Nov 02, 2004 09:54
So, six days of drinkin, 6 more days of laying alone in a bed which is filled with emptiness,cold drafts and an image of a silhouette of a girl laying next to me. the nights are nothing but a passing of time to me now. I used to look forward to those night i know i have someone special to come over. To talk to, or cuddle. That has long since gone. I try to tell my self that ill find that one girl that makes me stop and look twice. THat one girl that i know is the one for me. That one girl i know i can talk to, and i know nothing else around me. But latley that feeling is just a soft whisper, anything more than a whisper, it would mearly blow away....So hope for that perfect relationship...well lets just say that its a figment of my imagination.
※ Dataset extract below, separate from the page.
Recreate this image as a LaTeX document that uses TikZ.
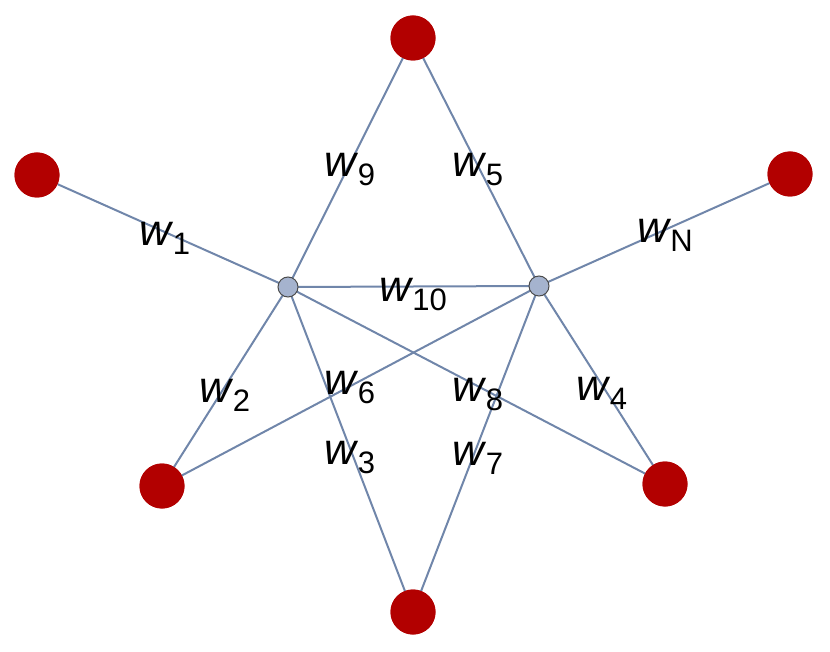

I know their will never be a "perfect relationship" but one can imagine. I try not to put myself into a category, but i know right now im a hopeless romantic. I think alot of people are, its just the fact of admitting it. I have no problem. I love talking about what it would be like to have a relationship. how i would try to make it perfect. How i would do the little things. I love to do them. I love to write about what it would be like to be in love, although i've never experienced it myself. I love to imagin myself in that situation... I guess i've come to the point where im ready to have one of those relationships where im completely head over heals. Where nothing else matters but the moments you spend with the person your in love with. You cherish the very breath that comes out of her mouth. Even the stupid things shes says or does. The good the bad, and hard times. I want it all....!
If dreams are like movies, then memories are like ghost!